By Patrick Galey

BEIRUT: Think of Lebanese trees and there’s a good chance the mighty cedar will automatically spring to mind. Mentioned in the Bible, its wood has been used for centuries by some of the world’s greatest civilizations. There’s even one on the Lebanese flag.

But flora in Lebanon goes way beyond the cedar, a point Salma Talhouk wanted to make when she organized the “Plant a Heritage” tree auction, held in Beirut on Monday evening.

“We want to raise awareness about the fact that you should consider biodiversity when planting trees,” Talhouk told The Daily Star at the event, held on behalf of the American University of Beirut’s Ibsar program. “People tend to feel comfortable with trees that they know but there are hundreds of trees and shrubs that they don’t really think about.”

On the auction table Monday were 30 varieties of trees, from pistachio bushes to laurel, sumac trees to evergreen firs.

“This is a fundraising event and the focus is to say how many different types of trees there are to be planted,” said Talhouk. “There’s also the fact that cedars are more expensive than pines. Nature doesn’t have this priority.”

With some tree lots expected to fetch upward of 1 million Lebanese liras ($670), Ibsar hopes Monday’s proceeds will help add to the 15,000 native trees it planted in Lebanon over the past two years.

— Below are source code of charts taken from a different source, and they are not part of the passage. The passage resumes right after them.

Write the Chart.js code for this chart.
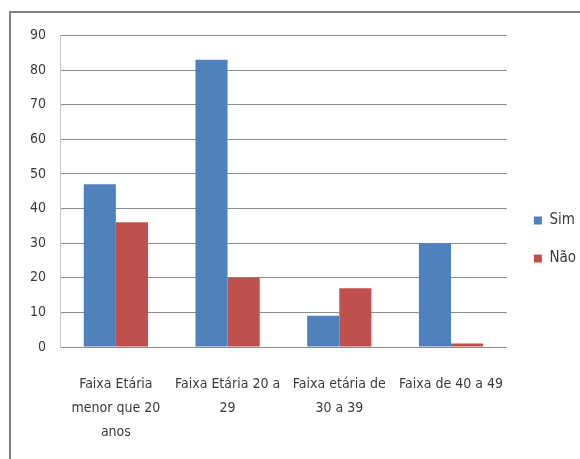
<!DOCTYPE html>
<html>
<head>
<meta charset="utf-8">
<script src="https://cdn.jsdelivr.net/npm/chart.js@4/dist/chart.umd.min.js"></script>
<style>
  html, body { margin: 0; padding: 0; background: #fff; overflow: hidden; }
  #frame {
    position: absolute; left: 9px; top: 11px; width: 600px; height: 480px;
    border-left: 2px solid #808080; border-top: 2px solid #808080;
  }
  #chart { position: absolute; left: 11px; top: 13px; }
</style>
</head>
<body>
<div id="frame"></div>
<canvas id="chart" width="571" height="446"></canvas>
<script>
// Age groups (multi-line tick labels)
const categories = [
  ['Faixa Etária', 'menor que 20', 'anos'],
  ['Faixa Etária 20 a', '29'],
  ['Faixa etária de', '30 a 39'],
  ['Faixa de 40 a 49']
];
const seriesNames = ['Sim', 'Não'];
const simValues = [47, 83, 9, 30];
const naoValues = [36, 20, 17, 1];
const yTicks = [0, 10, 20, 30, 40, 50, 60, 70, 80, 90];

const FONT = "'Liberation Sans Narrow', 'DejaVu Sans Condensed', 'Arial Narrow', sans-serif";
const TEXT = '#3a3a3a';
const GRID = '#8c8c8c';

// Nudge the legend a little away from the plot area
const legendShift = {
  id: 'legendShift',
  afterLayout(chart) {
    if (chart.legend) { chart.legend.left += 4; chart.legend.right += 4; }
  }
};

new Chart(document.getElementById('chart'), {
  type: 'bar',
  data: {
    labels: categories,
    datasets: [
      { label: seriesNames[0], data: simValues, backgroundColor: '#4F81BD' },
      { label: seriesNames[1], data: naoValues, backgroundColor: '#C0504D' }
    ]
  },
  plugins: [legendShift],
  options: {
    responsive: false,
    devicePixelRatio: 1,
    animation: false,
    layout: { padding: { left: 0, top: 22, right: 0, bottom: 15 } },
    datasets: { bar: { barPercentage: 1, categoryPercentage: 0.575 } },
    plugins: {
      tooltip: { enabled: false },
      legend: {
        position: 'right',
        align: 'center',
        labels: {
          boxWidth: 8, boxHeight: 8, padding: 23, color: TEXT,
          font: { family: FONT, size: 15 }
        }
      }
    },
    scales: {
      x: {
        afterFit: (scale) => { scale.height = 97; },
        grid: { display: false, drawTicks: false },
        border: { display: true, color: GRID, width: 1 },
        ticks: {
          color: TEXT, padding: 25, maxRotation: 0, autoSkip: false,
          font: { family: FONT, size: 14, lineHeight: 24 / 14 }
        }
      },
      y: {
        min: 0, max: 90,
        afterBuildTicks: (scale) => { scale.ticks = yTicks.map(v => ({ value: v })); },
        afterFit: (scale) => { scale.width = 49; },
        grid: { color: GRID, lineWidth: 1, drawTicks: false },
        border: { display: true, color: '#c8c8c8', width: 1 },
        ticks: {
          color: TEXT, padding: 14,
          font: { family: FONT, size: 14 }
        }
      }
    }
  }
});
</script>
</body>
</html>
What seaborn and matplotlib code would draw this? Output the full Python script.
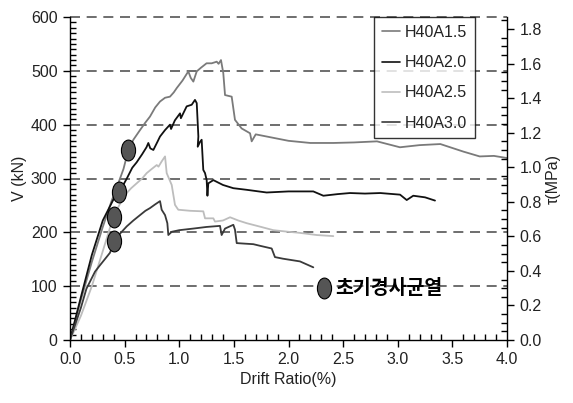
import numpy as np
import pandas as pd
import matplotlib
matplotlib.use("Agg")
import matplotlib.pyplot as plt
import seaborn as sns
from matplotlib.path import Path
from matplotlib.markers import MarkerStyle
from matplotlib.ticker import MultipleLocator
from matplotlib.lines import Line2D

# ---------------- data ----------------
specimens = ["H40A1.5", "H40A2.0", "H40A2.5", "H40A3.0"]
colors = ["#7a7a7a", "#111111", "#bdbdbd", "#3a3a3a"]

d15 = [0, 0.10, 0.20, 0.30, 0.38, 0.442, 0.49, 0.534, 0.58, 0.641, 0.69, 0.732, 0.78, 0.824, 0.87,
       0.915, 0.95, 0.977, 1.03, 1.083, 1.105, 1.129, 1.16, 1.20, 1.25, 1.297, 1.343, 1.36, 1.382, 1.403,
       1.419, 1.48, 1.51, 1.571, 1.648, 1.663, 1.70, 1.80, 2.00, 2.20, 2.41, 2.60, 2.81, 3.02, 3.20,
       3.39, 3.60, 3.75, 3.88, 4.00]
V15 = [0, 75, 145, 210, 258, 291, 318, 353, 372, 390, 404, 415, 432, 443, 450,
       452, 460, 468, 482, 499, 487, 480, 499, 506, 514, 514, 517, 513, 520, 496,
       455, 452, 409, 393, 384, 369, 382, 378, 370, 366, 366, 367, 369, 358, 362,
       364, 350, 341, 342, 338]

d20 = [0, 0.10, 0.20, 0.30, 0.40, 0.46, 0.52, 0.57, 0.61, 0.66, 0.70, 0.717, 0.735, 0.763, 0.80,
       0.824, 0.87, 0.915, 0.925, 0.96, 1.007, 1.015, 1.068, 1.114, 1.144, 1.16, 1.175, 1.169, 1.19, 1.205,
       1.22, 1.236, 1.251, 1.258, 1.266, 1.312, 1.40, 1.495, 1.617, 1.80, 2.00, 2.227, 2.319, 2.45, 2.563,
       2.70, 2.84, 3.021, 3.082, 3.142, 3.25, 3.341]
V20 = [0, 80, 158, 222, 262, 278, 300, 320, 330, 345, 358, 366, 356, 353, 368,
       378, 390, 400, 392, 408, 421, 412, 434, 437, 446, 440, 378, 359, 368, 372,
       316, 310, 297, 268, 291, 297, 288, 282, 279, 274, 276, 276, 268, 271, 273,
       272, 273, 270, 260, 268, 265, 259]

d25 = [0, 0.10, 0.20, 0.30, 0.397, 0.45, 0.519, 0.56, 0.61, 0.66, 0.702, 0.75, 0.794, 0.81, 0.84,
       0.87, 0.885, 0.931, 0.961, 0.991, 1.10, 1.22, 1.236, 1.312, 1.327, 1.40, 1.465, 1.54, 1.617, 1.75,
       1.861, 2.00, 2.105, 2.258, 2.41]
V25 = [0, 45, 100, 165, 229, 250, 273, 282, 291, 300, 310, 318, 325, 322, 332,
       341, 310, 288, 251, 242, 240, 239, 226, 226, 220, 222, 228, 222, 217, 210,
       204, 201, 199, 195, 193]

d30 = [0, 0.10, 0.15, 0.229, 0.275, 0.366, 0.406, 0.46, 0.519, 0.58, 0.641, 0.69, 0.732, 0.78, 0.824,
       0.839, 0.87, 0.891, 0.90, 0.931, 1.00, 1.129, 1.25, 1.373, 1.388, 1.419, 1.495, 1.51, 1.526, 1.60,
       1.678, 1.739, 1.846, 1.876, 1.95, 2.105, 2.227]
V30 = [0, 60, 95, 127, 139, 162, 183, 198, 211, 222, 232, 240, 245, 252, 258,
       242, 232, 217, 195, 201, 204, 207, 210, 212, 195, 207, 214, 205, 180, 179,
       178, 175, 170, 154, 151, 146, 135]

crack_x = [0.534, 0.445, 0.40, 0.405]
crack_V = [353, 275, 229, 183]
key_x = [2.325]
key_V = [96]
key_label = "초기경사균열"

x_ticks = [0.0, 0.5, 1.0, 1.5, 2.0, 2.5, 3.0, 3.5, 4.0]
v_ticks = [0, 100, 200, 300, 400, 500, 600]
tau_ticks = [0.0, 0.2, 0.4, 0.6, 0.8, 1.0, 1.2, 1.4, 1.6, 1.8]
tau_max = 1.87

# ---------------- frame ----------------
frames = []
for name, d, v in zip(specimens, [d15, d20, d25, d30], [V15, V20, V25, V30]):
    frames.append(pd.DataFrame({"drift": d, "V": v, "spec": name}))
df = pd.concat(frames, ignore_index=True)

sns.set_theme(style="white")
plt.rcParams["font.family"] = ["Liberation Sans", "DejaVu Sans"]

FS = 11.5
fig = plt.figure(figsize=(5.73, 4.03), dpi=100)
ax = fig.add_axes([70 / 573, 1 - 340 / 403, 437 / 573, 323 / 403])

# grid lines behind
for v in v_ticks[1:]:
    ax.axhline(v, color="#555555", lw=1.2, ls=(0, (6, 4)), zorder=0.5, clip_on=False)

sns.lineplot(data=df, x="drift", y="V", hue="spec", palette=dict(zip(specimens, colors)),
             sort=False, estimator=None, ax=ax, legend=False, lw=1.3, zorder=2)

# ellipse marker
circ = Path.unit_circle()
ell = Path(circ.vertices * np.array([0.68, 1.0]), circ.codes)
mk = MarkerStyle(ell)

crack_df = pd.DataFrame({"x": crack_x, "V": crack_V})
sns.scatterplot(data=crack_df, x="x", y="V", marker=mk, s=225, color="#555555",
                edgecolor="black", linewidth=0.8, ax=ax, zorder=5)
key_df = pd.DataFrame({"x": key_x, "V": key_V})
sns.scatterplot(data=key_df, x="x", y="V", marker=mk, s=225, color="#555555",
                edgecolor="black", linewidth=0.8, ax=ax, zorder=5)
ax.annotate(key_label, xy=(key_x[0], key_V[0]), xytext=(8, 0), textcoords="offset points",
            va="center", ha="left", fontsize=14, fontweight="bold",
            family=["Noto Sans CJK KR", "DejaVu Sans"], color="black", zorder=6)

ax.set_xlim(0, 4.0)
ax.set_ylim(0, 600)
ax.set_xticks(x_ticks)
ax.set_xticklabels([f"{t:.1f}" for t in x_ticks])
ax.set_yticks(v_ticks)
ax.xaxis.set_minor_locator(MultipleLocator(0.1))
ax.yaxis.set_minor_locator(MultipleLocator(10))
ax.tick_params(axis="both", which="major", direction="out", length=5, width=1, color="black",
               labelsize=FS, labelcolor="#222222", bottom=True, left=True, pad=4)
ax.tick_params(axis="both", which="minor", direction="in", length=4, width=1, color="black",
               bottom=True, left=True)
ax.set_xlabel("Drift Ratio(%)", fontsize=FS, color="#222222", labelpad=3)
ax.set_ylabel("V (kN)", fontsize=FS, color="#222222", labelpad=3)
for s in ["left", "bottom"]:
    ax.spines[s].set_color("black")
    ax.spines[s].set_linewidth(1.0)
ax.spines["top"].set_visible(False)
ax.spines["right"].set_visible(False)

ax2 = ax.twinx()
ax2.set_ylim(0, tau_max)
ax2.set_yticks(tau_ticks)
ax2.set_yticklabels([f"{t:.1f}" for t in tau_ticks])
ax2.yaxis.set_minor_locator(MultipleLocator(0.05))
ax2.tick_params(axis="y", which="major", direction="out", length=5, width=1, color="black",
                labelsize=FS, labelcolor="#222222", right=True, pad=4)
ax2.tick_params(axis="y", which="minor", direction="in", length=4, width=1, color="black", right=True)
ax2.set_ylabel("τ(MPa)", fontsize=FS, color="#222222", labelpad=3)
for s in ["top", "left", "bottom"]:
    ax2.spines[s].set_visible(False)
ax2.spines["right"].set_color("black")
ax2.spines["right"].set_linewidth(1.0)
ax2.grid(False)

handles = [Line2D([], [], color=c, lw=1.2) for c in colors]
leg = ax.legend(handles, specimens, loc="upper left", bbox_to_anchor=(304 / 437, 1.0),
                frameon=True, fancybox=False, edgecolor="black", fontsize=FS,
                handlelength=1.1, handletextpad=0.3, labelspacing=0.95, borderpad=0.5,
                borderaxespad=0.0)
leg.get_frame().set_linewidth(1.0)
leg.set_zorder(10)
for t in leg.get_texts():
    t.set_color("#222222")

fig.savefig("out.png", dpi=100)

Talhouk explained the rationale behind Ibsar’s “Power of Planting” program. “The purpose is not reforestation; we just want people to be exposed to these trees in public areas.”

“We think that tree planting should not only be the job of the government; every village and every community should have its own tree-planting activity. The actual planting is what people talk the most about but this is the smallest component of the process.”

Ibsar has performed biodiversity awareness activities including readings and workshops to more than 1,500 children in the last few years. Talhouk is seeking to organize a tree-planting festival at the end of 2010, with the aim of getting communities committed to maintaining local plant life.

“We are encouraging communities to decide if they want trees in their area or not, they’re going to be the ones looking after them,” she said.

“We want [communities] to be the beneficiaries of this activity. Whenever there is a tree-planting, the government or NGOs get the financial and even emotional support and communities are not even mentioned.”

Talhouk hopes the establishment of regional micro-nurseries will help encourage Lebanon’s green-fingered to get busy once more. “You cannot just think of green Lebanon, you need a green and diverse Lebanon,” she said.